Sam Williamson, who is leading the Lesotho Shepherds TIMO team, talks about finding a suitable location for the team and the unique living conditions…
Our team is unique to TIMO in that their living conditions amongst the shepherds of Lesotho will be so basic that they’ll need a week a month at a basecamp home to keep them going for 2 years of shepherding! Their shepherd huts will consist of no furniture (so that’s easy), just a camping mat and sleeping bag and they’ll be building the very small basic huts themselves. We still need to source some long grass for the thatched roof, but all the other materials will be taken from the land where they build.

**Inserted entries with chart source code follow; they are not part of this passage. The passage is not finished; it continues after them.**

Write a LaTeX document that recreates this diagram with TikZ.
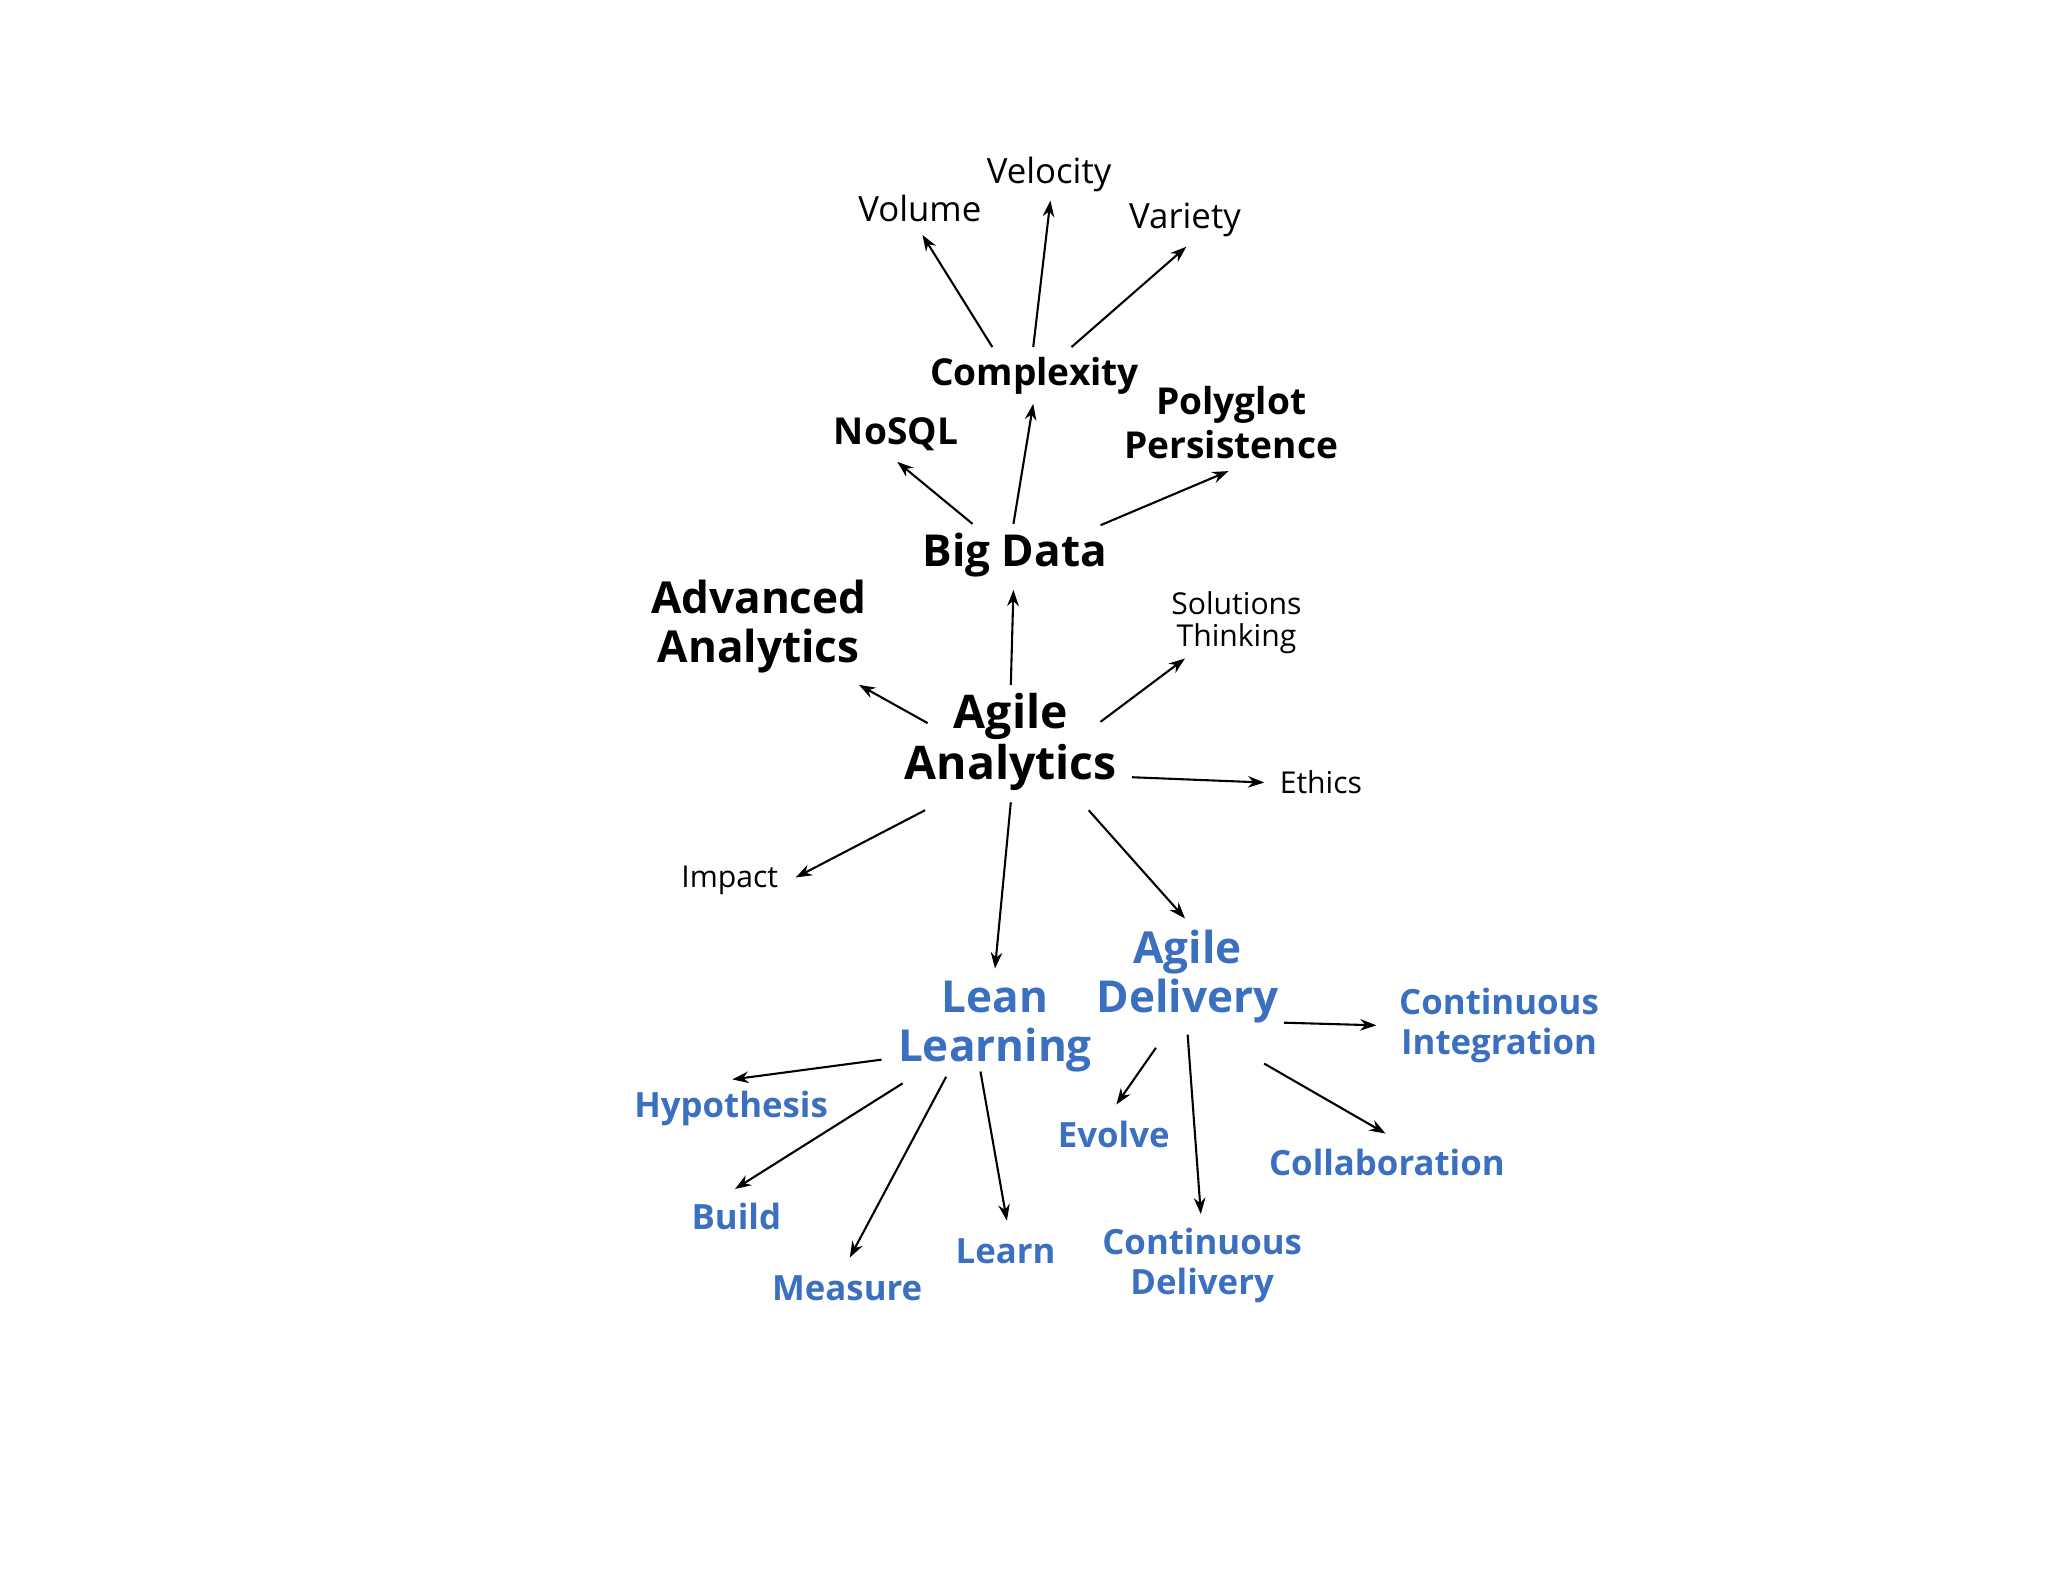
\documentclass[tikz,border=0pt]{standalone}
\usepackage{fontspec}
\setmainfont{Open Sans}
\usetikzlibrary{arrows.meta}
\definecolor{bl}{HTML}{3A70BF}
\begin{document}
\begin{tikzpicture}[x=0.02cm,y=-0.02cm,
  arr/.style={-{Stealth[length=7pt,width=5pt]},line width=0.9pt},
  lab/.style={font=\fontsize{15}{17}\selectfont,align=center,inner sep=0pt},
  sm/.style={font=\fontsize{13}{14}\selectfont,align=center,inner sep=0pt},
  hd/.style={font=\fontsize{16}{19}\selectfont\bfseries,align=center,inner sep=0pt},
  big/.style={font=\fontsize{19}{21}\selectfont\bfseries,align=center,inner sep=0pt},
  bb/.style={font=\fontsize{19}{21}\selectfont\bfseries,text=bl,align=center,inner sep=0pt},
  bs/.style={font=\fontsize{15}{17}\selectfont\bfseries,text=bl,align=center,inner sep=0pt}]
\path[use as bounding box,fill=white] (0,0) rectangle (1552,1200);
\node[lab] (vol) at (697,158) {Volume};
\node[lab] (vel) at (795,132) {Velocity};
\node[lab] (var) at (898,167) {Variety};
\node[hd] (cx) at (784,285) {Complexity};
\node[hd] (nosql) at (679,329) {NoSQL};
\node[hd] (poly) at (933,320) {Polyglot\\Persistence};
\node[big] (bd) at (769,421) {Big Data};
\node[big] (adv) at (575,475) {Advanced\\Analytics};
\node[sm] (sol) at (937,472) {Solutions\\Thinking};
\node[font=\fontsize{20}{22}\selectfont\bfseries,align=center,inner sep=0pt] (aa) at (766,562) {Agile\\Analytics};
\node[sm] (eth) at (1001,593) {Ethics};
\node[sm] (imp) at (553,667) {Impact};
\node[bb] (ll) at (754,778) {Lean\\Learning};
\node[bb] (ad) at (900,740) {Agile\\Delivery};
\node[bs] (ci) at (1136,777) {Continuous\\Integration};
\node[bs] (hyp) at (554,840) {Hypothesis};
\node[bs] (bui) at (558,922) {Build};
\node[bs] (mea) at (642,976) {Measure};
\node[bs] (lea) at (762,948) {Learn};
\node[bs] (evo) at (844,860) {Evolve};
\node[bs] (cd) at (911,959) {Continuous\\Delivery};
\node[bs] (col) at (1051,881) {Collaboration};
\foreach \n/\ax/\ay/\bx/\by in {
 c1/752/263/699/178, c2/783/263/796/152, c3/812/263/899/187,
 b1/768/397/783/306, b2/737/397/680/350, b3/834/398/931/357,
 a1/766/519/768/447, a2/703/548/651/519, a3/834/547/898/499, a4/858/589/958/593,
 a5/701/614/603/665, a6/766/608/754/734, a7/825/614/898/696,
 l1/668/803/555/818, l2/684/821/557/901, l3/717/816/644/953, l4/743/812/763/925,
 d1/876/794/846/837, d2/900/784/910/920, d3/958/806/1050/859, d4/973/775/1043/777}
 {\coordinate (\n s) at (\ax,\ay); \coordinate (\n e) at (\bx,\by); \draw[arr] (\n s) -- (\n e);}
\end{tikzpicture}
\end{document}
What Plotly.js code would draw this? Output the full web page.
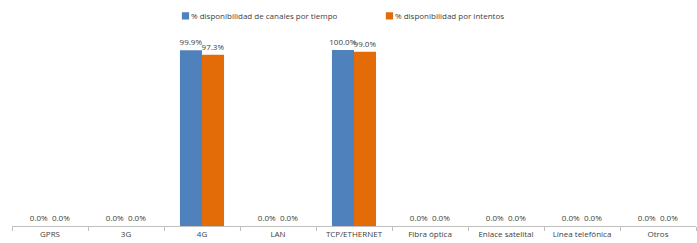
<!DOCTYPE html>
<html><head><meta charset="utf-8">
<script src="https://cdn.plot.ly/plotly-3.0.1.min.js"></script>
<style>html,body{margin:0;padding:0;background:#fff}#c{width:697px;height:243px}</style>
</head><body><div id="c"></div>
<script>
const categories = ["GPRS","3G","4G","LAN","TCP/ETHERNET","Fibra óptica","Enlace satelital","Línea telefónica","Otros"];
const seriesNames = ["% disponibilidad de canales por tiempo","% disponibilidad por intentos"];
const tiempo = [0,0,99.9,0,100.0,0,0,0,0];
const intentos = [0,0,97.3,0,99.0,0,0,0,0];
const colors = ["#4f81bd","#e36c09"];
const fmt = v => v.toFixed(1) + "%";
const font = {family:"Open Sans, Liberation Sans, sans-serif", size:8, color:"#404040"};
const traces = [tiempo, intentos].map((vals,i)=>({
  type:"bar", x:categories, y:vals, name:seriesNames[i],
  marker:{color:colors[i], line:{width:0}},
  text: vals.map(fmt), textposition:"outside", cliponaxis:false, constraintext:"none",
  textfont:font, hoverinfo:"none"
}));
const layout = {
  width:697, height:243,
  margin:{l:12, r:1, t:50, b:17},
  paper_bgcolor:"#fff", plot_bgcolor:"#fff",
  barmode:"group", bargap:0.42, bargroupgap:0,
  font:font,
  showlegend:true,
  legend:{orientation:"h", x:0.2032, y:0.935, yanchor:"middle", xanchor:"left",
    yref:"container", font:{...font, size:8}, entrywidth:159, itemwidth:30,
    traceorder:"normal", bgcolor:"rgba(0,0,0,0)"},
  xaxis:{type:"category", range:[-0.5,8.5], showline:true, linecolor:"#bfbfbf", linewidth:1,
    ticks:"outside", tickson:"boundaries", ticklen:4, tickcolor:"#bfbfbf",
    tickfont:font, showgrid:false, fixedrange:true, automargin:false},
  yaxis:{range:[0,100], visible:false, showgrid:false, zeroline:false, fixedrange:true}
};
Plotly.newPlot("c", traces, layout, {displayModeBar:false, staticPlot:true}).then(()=>{
  document.querySelectorAll('#c .legend .legendpoints').forEach(g=>{
    g.setAttribute('transform','translate(22.5,0) scale(0.6)');
  });
});
</script></body></html>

Watch this short film of the scouting trip for the shepherd’s team
Many of you will know about the struggles this team has had to raise their finance. We are so thankful to God for the many of you who generously helped raise all that was needed. Chris Klompas commented by saying, ‘words can’t begin to describe the joy and gratitude at being on the receiving end of such an amazing miracle! The peace experienced has been priceless for me, knowing that God is behind this mission trip.’
TIMO: sharing stories
TIMO is a two-year training programme with a team approach to learning and outreach amongst unreached people groups. Each team is different but shares the same 12 core values, one of which is to learn the local language and culture. For the Shepherd team that will mean learning Sesotho. Lacking literacy, the Shepherds have an oral culture of songs and stories. The team hope to be able to share stories of Jesus in this way as a powerful witness.
Finding a location
Finalising the location they’ll be living in has been more difficult. The shepherds are semi-nomadic and a cattle post could be occupied one week and vacant the next. Not only that, but if we decide on a location for the team to start in then we have to be confident that when they move with the shepherds they won’t be too far from a road. This would cause problems for us being able to reach them for weekly 1-2-1’s and emergencies. Once we have a fixed location we still need to negotiate permission from the stock-owners, who effectively employ (but some call it a form of slavery) the shepherds, to allow our team to live at their cattle posts. We’ve also had continuous maintenance problems with our vehicles that has hampered attempts to get to the shepherds. All of that mixed in with the on-going uncertainty of how many team members we will have and their own difficulties of raising support, plus settling our children into new schools, new cultures and a new home has led to an eventful, enjoyable and emotional 6 months! We rest on God’s word that assures us his plans will prevail whether we do the right thing or not (Prov 21v30), and that he desires all nations to hear the gospel (Matt 28v19).